Cada año, contra viento y marea, contra los augurios, contra la brutalidad oficial, contra la crisis, contra las tormentas, la feria ha seguido volviendo al Retiro

Pareció que estaba derrumbándose todo. Quién iba a gastar dinero en un libro cuando podía conseguir gratis 500 o 1.000 o 2.000 al comprarse un lector electrónico, o bajárselos —robarlos— con toda comodidad y sin ningún peligro. Quién iba a leer en papel pudiendo hacerlo en una pantalla, hasta en la del teléfono. En países civilizados se reforzaban las ayudas a las librerías y a la edición, y se protegían las bibliotecas públicas. En España muchas bibliotecas simplemente dejaron de comprar libros y cancelaron las suscripciones a las revistas culturales. En España se incentivan con dinero público las compras de coches, pero no las de libros.

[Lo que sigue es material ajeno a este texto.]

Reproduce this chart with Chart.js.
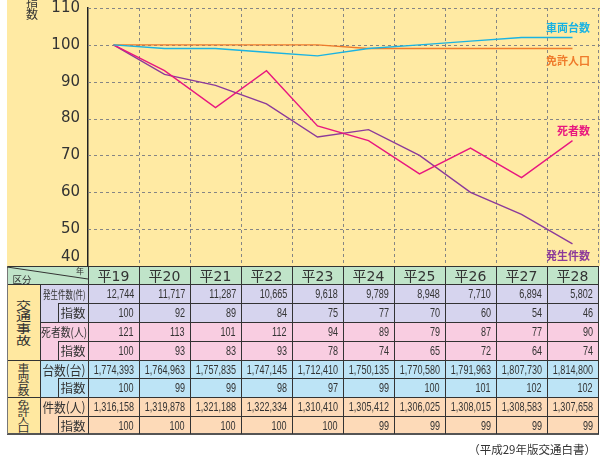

Y mientras tanto, cada año, contra viento y marea, contra los augurios, contra la brutalidad oficial, contra la crisis, contra las tormentas, la feria ha seguido volviendo al Retiro. Los mismos reporteros culturales que hace 10 o 15 años inventaban titulares sobre el final inminente del libro de papel y de la lectura ahora los inventan sobre su perduración. Siempre decepciona que no se cumpla la profecía de un desastre. El lector electrónico no ha acabado con el libro impreso del mismo modo que la televisión no acabó con la radio, en contra de las profecías ya olvidadas de los expertos de otra época, ni el cine con el teatro. Algo que yo observaba en los momentos de más éxito aparente de las profecías era la afición a los libros tangibles que notaba en muchos jóvenes ya educados en la normalidad digital. La renovación en los diseños y en las tipografías que hemos visto en estos últimos años, la irrupción de nuevas editoriales visualmente innovadoras, descubridoras de rarezas literarias, la ha traído sin duda una generación que reivindica el libro no como un legado de la nostalgia sino como una novedad incesante, por usar las palabras de Pedro Salinas.

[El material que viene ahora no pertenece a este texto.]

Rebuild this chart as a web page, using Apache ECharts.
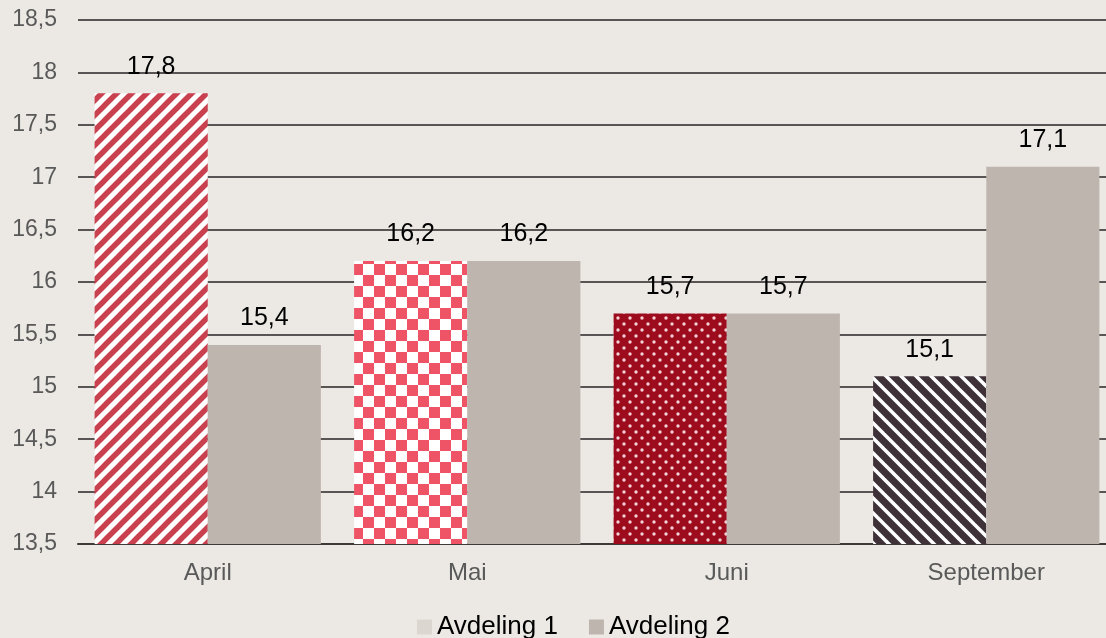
<!DOCTYPE html>
<html>
<head>
<meta charset="utf-8">
<script src="https://cdn.jsdelivr.net/npm/echarts@6/dist/echarts.min.js"></script>
<style>
  html, body { margin: 0; padding: 0; background: #ece9e4; }
  #chart { width: 1106px; height: 638px; }
</style>
</head>
<body>
<div id="chart"></div>
<script>
const categories = ['April', 'Mai', 'Juni', 'September'];
const avdeling1 = [17.8, 16.2, 15.7, 15.1];
const avdeling2 = [15.4, 16.2, 15.7, 17.1];
const seriesNames = ['Avdeling 1', 'Avdeling 2'];

const FONT = "'Liberation Sans', Arial, sans-serif";

// small canvas tiles used as bar fills
function tile(size, draw) {
  const c = document.createElement('canvas');
  c.width = size;
  c.height = size;
  const ctx = c.getContext('2d');
  draw(ctx, size);
  return { image: c, repeat: 'repeat' };
}

function stripes(bg, fg, width, up) {
  return tile(15, (ctx, s) => {
    ctx.fillStyle = bg;
    ctx.fillRect(0, 0, s, s);
    ctx.strokeStyle = fg;
    ctx.lineWidth = width;
    for (let k = -1; k <= 1; k++) {
      ctx.beginPath();
      if (up) {
        ctx.moveTo(k * s - 2, s + 2);
        ctx.lineTo(k * s + s + 2, -2);
      } else {
        ctx.moveTo(k * s - 2, -2);
        ctx.lineTo(k * s + s + 2, s + 2);
      }
      ctx.stroke();
    }
  });
}

const checker = tile(22, (ctx, s) => {
  ctx.fillStyle = '#ffffff';
  ctx.fillRect(0, 0, s, s);
  ctx.fillStyle = '#ef5466';
  ctx.fillRect(0, 0, s / 2, s / 2);
  ctx.fillRect(s / 2, s / 2, s / 2, s / 2);
});

const dots = tile(12, (ctx, s) => {
  ctx.fillStyle = '#9c0c1c';
  ctx.fillRect(0, 0, s, s);
  ctx.fillStyle = '#f3d0d4';
  [[0, 0], [s, 0], [0, s], [s, s], [s / 2, s / 2]].forEach(([x, y]) => {
    ctx.beginPath();
    ctx.arc(x, y, 1.7, 0, Math.PI * 2);
    ctx.fill();
  });
});

const fills1 = [
  stripes('#ffffff', '#c9404f', 5.5, true),
  checker,
  dots,
  stripes('#3e3137', '#ffffff', 3.5, false)
];

const chart = echarts.init(document.getElementById('chart'));

const labelOpt = {
  show: true,
  position: 'top',
  distance: 14,
  color: '#000000',
  fontSize: 25,
  fontFamily: FONT,
  formatter: p => String(p.value).replace('.', ',')
};

chart.setOption({
  backgroundColor: '#ece9e4',
  animation: false,
  grid: { left: 78, width: 1038, top: 20, bottom: 94, outerBoundsMode: 'none' },
  legend: {
    left: 412,
    bottom: -7,
    itemWidth: 15,
    itemHeight: 15,
    itemGap: 31,
    icon: 'rect',
    textStyle: { fontSize: 26, color: '#000000', fontFamily: FONT },
    data: seriesNames
  },
  xAxis: {
    type: 'category',
    data: categories,
    axisTick: { show: false },
    axisLine: { lineStyle: { color: '#3f3a3a', width: 2 } },
    axisLabel: { color: '#595959', fontSize: 24, margin: 17, fontFamily: FONT }
  },
  yAxis: {
    type: 'value',
    min: 13.5,
    max: 18.5,
    interval: 0.5,
    axisLine: { show: false },
    axisTick: { show: false },
    splitLine: { lineStyle: { color: '#5a5555', width: 2 } },
    axisLabel: {
      color: '#595959',
      fontSize: 23,
      margin: 21,
      fontFamily: FONT,
      formatter: v => String(v).replace('.', ',')
    }
  },
  series: [
    {
      name: seriesNames[0],
      type: 'bar',
      barWidth: '43.6%',
      barGap: '0%',
      itemStyle: { color: '#dcd6d0' },
      label: labelOpt,
      data: avdeling1.map((v, i) => ({ value: v, itemStyle: { color: fills1[i] } }))
    },
    {
      name: seriesNames[1],
      type: 'bar',
      barWidth: '43.6%',
      itemStyle: { color: '#bfb5af' },
      label: labelOpt,
      data: avdeling2
    }
  ]
});
</script>
</body>
</html>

De modo que allí seguimos todos, cada año, en una especie de plebiscito cotidiano y festivo, en la curiosidad de la lectura y la holganza del paseo por el parque, a lo largo de las filas de casetas como de tómbola modesta y tiro al blanco sin peligro, en la fraternidad plebeya de la literatura, en el pluralismo de su ciudadanía, que admite a todo el mundo, toda la variedad de los mundos y las voces que caben en los libros. Ahora hay quien se escandaliza porque youtubers o instagramers o influencers o estrellas de la televisión congreguen las filas más largas de lectores en espera de una firma. Hay gente para todo. Siempre la ha habido. Y por lo tanto también hay libros para cada uno. Y los libros que venden mucho han permitido siempre editar a los que venden poco. Caminar una mañana entre tantas casetas, tantos libros, tantos lectores posibles, ya es una inmersión en la lectura, un incentivo para el descubrimiento. Decía Borges que cualquier hombre se resigna a comprar cualquier libro. Cualquiera puede también encontrar esa aguja en un pajar que es el libro raro y desconocido que cambia su vida, o que lo vuelve lúcido y feliz durante unas horas.

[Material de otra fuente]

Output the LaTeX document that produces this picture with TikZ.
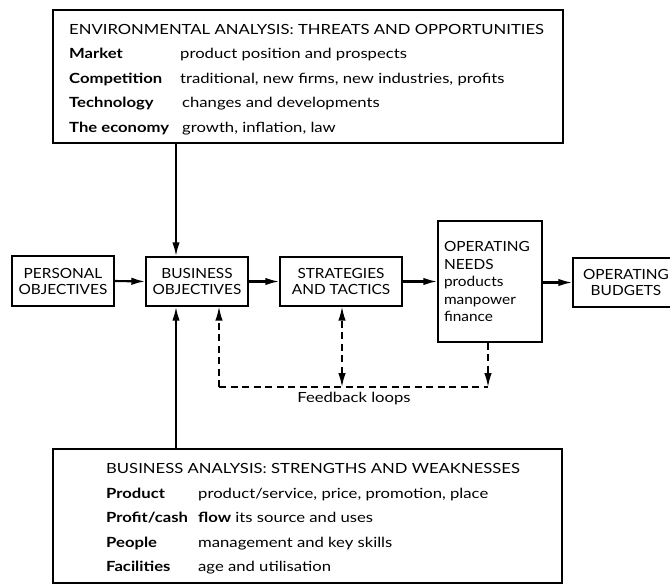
\documentclass[tikz,border=0pt]{standalone}
\usepackage{fontspec}
\setmainfont{Lato}[FakeStretch=1.19]
\newfontfamily\boxfont{Lato}[FakeStretch=1.1]
\usetikzlibrary{arrows.meta}
\begin{document}
\begin{tikzpicture}[x=1pt,y=-1pt,
  box/.style={draw,line width=1.4pt,inner sep=0pt},
  txt/.style={anchor=base west,inner sep=0pt,font=\fontsize{14}{16}\selectfont},
  btxt/.style={txt,font=\fontsize{14}{16}\selectfont\bfseries},
  ctr/.style={align=center,font=\boxfont\fontsize{14}{16}\selectfont},
  ftip/.tip={Latex[length=14pt,width=7.5pt]},
  arr/.style={line width=2.1pt,-{ftip}},
  dsh/.style={line width=1.6pt,dash pattern=on 7pt off 4.5pt}]
\useasboundingbox[fill=white] (0,0) rectangle (670,586);

% top box
\node[box,minimum width=510pt,minimum height=133pt] (top) at (308,76.5) {};
\node[txt] (t0) at (69,35) {ENVIRONMENTAL ANALYSIS: THREATS AND OPPORTUNITIES};
\node[btxt] (t1) at (69,59) {Market};
\node[txt] (t1d) at (180,59) {product position and prospects};
\node[btxt] (t2) at (69,84) {Competition};
\node[txt] (t2d) at (180,84) {traditional, new firms, new industries, profits};
\node[btxt] (t3) at (69,108) {Technology};
\node[txt] (t3d) at (182,108) {changes and developments};
\node[btxt] (t4) at (69,132) {The economy};
\node[txt] (t4d) at (182,132) {growth, inflation, law};

% middle row
\node[box,ctr,minimum width=102pt,minimum height=50pt] (pers) at (63,281) {PERSONAL\\OBJECTIVES};
\node[box,ctr,minimum width=102pt,minimum height=49pt] (bus) at (197,281.5) {BUSINESS\\OBJECTIVES};
\node[box,ctr,minimum width=122pt,minimum height=49pt] (strat) at (341,281.5) {STRATEGIES\\AND TACTICS};
\node[box,align=left,text width=92pt,inner xsep=6pt,minimum height=121pt,font=\boxfont\fontsize{14}{17.5}\selectfont] (needs) at (490,281.5) {OPERATING\\NEEDS\\products\\manpower\\finance};
\node[box,ctr,minimum width=106pt,minimum height=49pt] (budg) at (626,282.5) {OPERATING\\BUDGETS};

% bottom box
\node[box,minimum width=509pt,minimum height=134pt] (bot) at (307.5,516) {};
\node[txt] (b0) at (106,473) {BUSINESS ANALYSIS: STRENGTHS AND WEAKNESSES};
\node[btxt] (b1) at (106,498) {Product};
\node[txt] (b1d) at (198,498) {product/service, price, promotion, place};
\node[btxt] (b2) at (106,522) {Profit/cash};
\node[txt] (b2d) at (198,522) {\textbf{flow} its source and uses};
\node[btxt] (b3) at (106,547) {People};
\node[txt] (b3d) at (198,547) {management and key skills};
\node[btxt] (b4) at (106,571) {Facilities};
\node[txt] (b4d) at (198,571) {age and utilisation};

% solid connectors
\coordinate (vx) at (176,0);
\draw[arr] (top.south -| vx) -- (bus.north -| vx);
\draw[arr] (bot.north -| vx) -- (bus.south -| vx);
\draw[arr] (pers.east) -- (bus.west);
\draw[arr] (bus.east) -- (strat.west);
\draw[arr] (strat.east) -- (needs.west |- strat.east);
\draw[arr] (needs.east |- budg.west) -- (budg.west);

% feedback loops
\coordinate (fbL) at (219,387);
\coordinate (fbM) at (342,387);
\coordinate (fbR) at (488,387);
\draw[dsh] (fbL) -- (fbR);
\draw[dsh,-{ftip}] (fbL) -- (bus.south -| fbL);
\draw[dsh,{ftip}-{ftip}] (fbM) -- (strat.south -| fbM);
\draw[dsh,-{ftip}] (needs.south -| fbR) -- (fbR);
\node[anchor=center,font=\fontsize{14}{16}\selectfont] (fbl) at (354,399) {Feedback loops};
\end{tikzpicture}
\end{document}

En la feria uno observa de cerca la demografía misteriosa de los lectores, que suelen ser lectoras en seis de cada diez casos, más o menos. En la feria vienen los lectores que tienen tu misma edad y se han ido educando al mismo tiempo que tú, y te acompañan desde los primeros libros, y también muchos que ni siquiera habían nacido cuando los libros se escribían. Alguno trae con emoción un ejemplar antiguo que encontró dedicado en la biblioteca de un padre o una madre muertos. En el libro están las palabras escritas, y también el roce de las manos que lo leyeron y lo guardaron, y los días en los que se leyó, y una parte de la vida del que se lo lleva recién firmado, hojeándolo con impaciencia entre la gente de la feria.